The file extras.h defines the prototypes for all externally accessible
functions that are defined in the *.c files listed above.


List of functions
-----------------

int cheby_fit(double a,double b,double (*f)(double x),
              int nmax,double eps,double c[])
  Computes the coefficients c[0],...,c[n], with n<=nmax being the 
  value returned by the program and eps the desired absolute precision 
  of the approximation

double cheby_val(double a,double b,int n,double c[],double x)
  Computes the value of the Chebyshev approximation at x, assuming
  the coefficients c_k are stored in the array c[0],...,c[n]

double cheby_int(double a,double b,double (*f)(double x),
                int nmax,double eps)
  Computes the definite integral of f(x) in the range a<=x<=b to an
  absolute precision eps, using Chebyshev polynomials of degree n<=nmax

double inverse_fct(double y,double x1,double x2,double (*f)(double x),
                   double omega1,double omega2)   
  Finds a solution x of the equation f(x)=y in the interval [x1,x2]
  to an absolute precision omega1 or a relative precision omega2
  (whichever is reached first). The points x1,x2 must be such that
  f(x1) and f(x2) have different sign 

double minimize_fct(double x0,double x1,double x2,double (*f)(double x),
                    double omega1,double omega2)
  Finds a local minimum x of f(x) in the interval [x0,x2] to an
  absolute precision omega1 or a relative precision omega2 (whichever
  is reached first). The point x1 is taken as an initial guess of the
  position of the minimum (x0<x1<x2)

void powell(int n,double *x0,double *x1,double *x2,
            double (*f)(int n,double *x),int imx,
            double omega1,double omega2,double *xmin,int *status)
  Finds a local minimum xmin of a given function f that depends on
  on a vector x[0],..,x[n-1] of n variables. The minimum is searched
  for in the hypercube x0[j]<x[j]<x2[j], j=0,..,n-1, starting from
  x=x1 (which must be in the hypercube). At most imx iterations of
  Powell's direction set method are applied to find the minimum.
   The program terminates if the coordinates of the position xmin
  changed by less than omega1 or less than omega2*xmin in the last
  iteration. On output status reports the total number of iterations
  that were required or a negative number if the program failed (-1
  if the algorithm did not converge, -2 if the minimum could not be
  bracketed)

double i0m(double x)
  This program returns exp(-x)*I_0(x) to machine precision
  for x>=0. An error occurs if x is negative

void ks_test(int n,double f[],double *pkp,double *pkm)
  For a given array f[0],f[1],...,f[n-1], the program calculates
  the Kolmogorov-Smirnov statistics K_n^{+}=*pkp and K_n^{-}=*pkm

void ks_prob(int n,double kp,double km,double *pp,double *pm)
  Computes the approximate probabilites *pp and *pm for the Kolmogorov-
  Smirnov statistics K_n^{+} and K_n^{-} to be less than or equal to 
  kp and km respectively (eq.(4) in the notes).
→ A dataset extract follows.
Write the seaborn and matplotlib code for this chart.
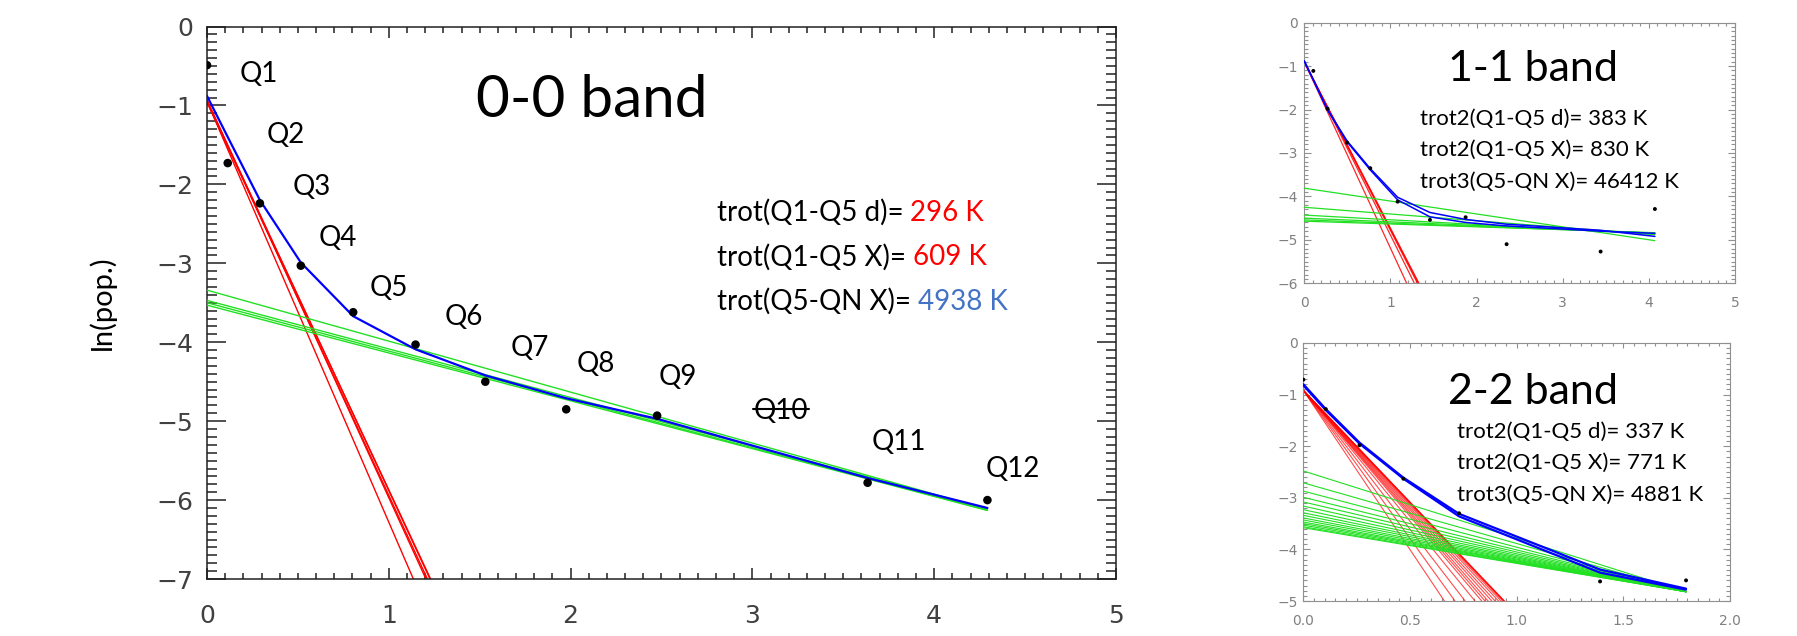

double pchi_square(double chi_square,int nu)
  For chi_square>=0 and nu=1,2,...,1000 the program returns an 
  approximation for P(chi_square|nu) which deviates from the exact
  distribution by less than 10^(-8) [10^(-9) if nu=1]

double average(int n,double *a)
  Returns the average of the array elements a[0],..,a[n-1]

double sigma0(int n,double *a)
  Returns the naive statistical error of the average of the array
  elements a[0],..,a[n-1]

double auto_corr(int n,double *a,int tmax,double *g)
  Computes the normalized autocorrelation function g[t] at time
  separations t=0,..,tmax-1 of the sequence a[0],..,a[n-1] and 
  returns the value of the (unnormalized) autocorrelation function
  at t=0. The inequality tmax<=n must be respected

void sigma_auto_corr(int n,double *a,int tmax,int lambda,double *eg)
  Computes the statistical error eg[t] at time t=0,..,tmax-1 of the 
  normalized autocorrelation function of the sequence a[0],..,a[n-1].
  The choice of the summation cutoff lambda is not critical, but it
  should be set to a value not smaller than a few times the integrated
  autocorrelation time of the sequence (see the notes below). The
  inequality 2*tmax+lambda-1<=n must be respected

double tauint(int n,double *a,int tmax,int lambda,int *w,double *sigma)
  Returns an estimate of the integrated autocorrelation time of the
  sequence a[0],..,a[n-1]. On exit the summation window determined by
  the program is assigned to *w and an estimate of the statistical 
  error on the calculated autocorrelation time is assigned to *sigma.
  The parameter tmax sets an upper limit on the summation window and
  the summation cutoff lambda should be set to a value not smaller than
  a few times the integrated autocorrelation time (see the notes below).
  The inequality 2*tmax+lambda-1<=n must be respected

double print_auto(int n,double *a)
  Prints a table of the approximate integrated auto-correlation time
  tau(w)=1/2+sum_{t=1}^w g[t] and the associated statistical error
  sigma(w)=sigma0*sqrt{2*tau(w)}, where g[t] denotes the normalized
  autocorrelation function of the sequence a[0],..,a[n-1]. On exit 
  the program returns the average of the array elements

double jack_err(int nx,int n,double **a,double (*f)(int nx,double *x),
                int bmax,double *sig)
  Computes the standard estimate of an arbitrary function f() of
  nx primary stochastic variables x[k], k=0,..,nx-1, for a given 
  sequence a[k][0],..,a[k][n-1] of values of these. The associated
  jackknife errors sig[bs-1] for bin size bs=1,..,bmax are also
  computed. On exit the program returns the standard estimate of
  the function f()

double print_jack(int nx,int n,double **a,double (*f)(int nx,double *x))
  Prints a table of the jackknife errors calculated by the program
  jack_err(), together with the estimated integrated autocorrelation
  times, as a function of the bin size bs. On exit the program returns
  the standard estimate of the function f()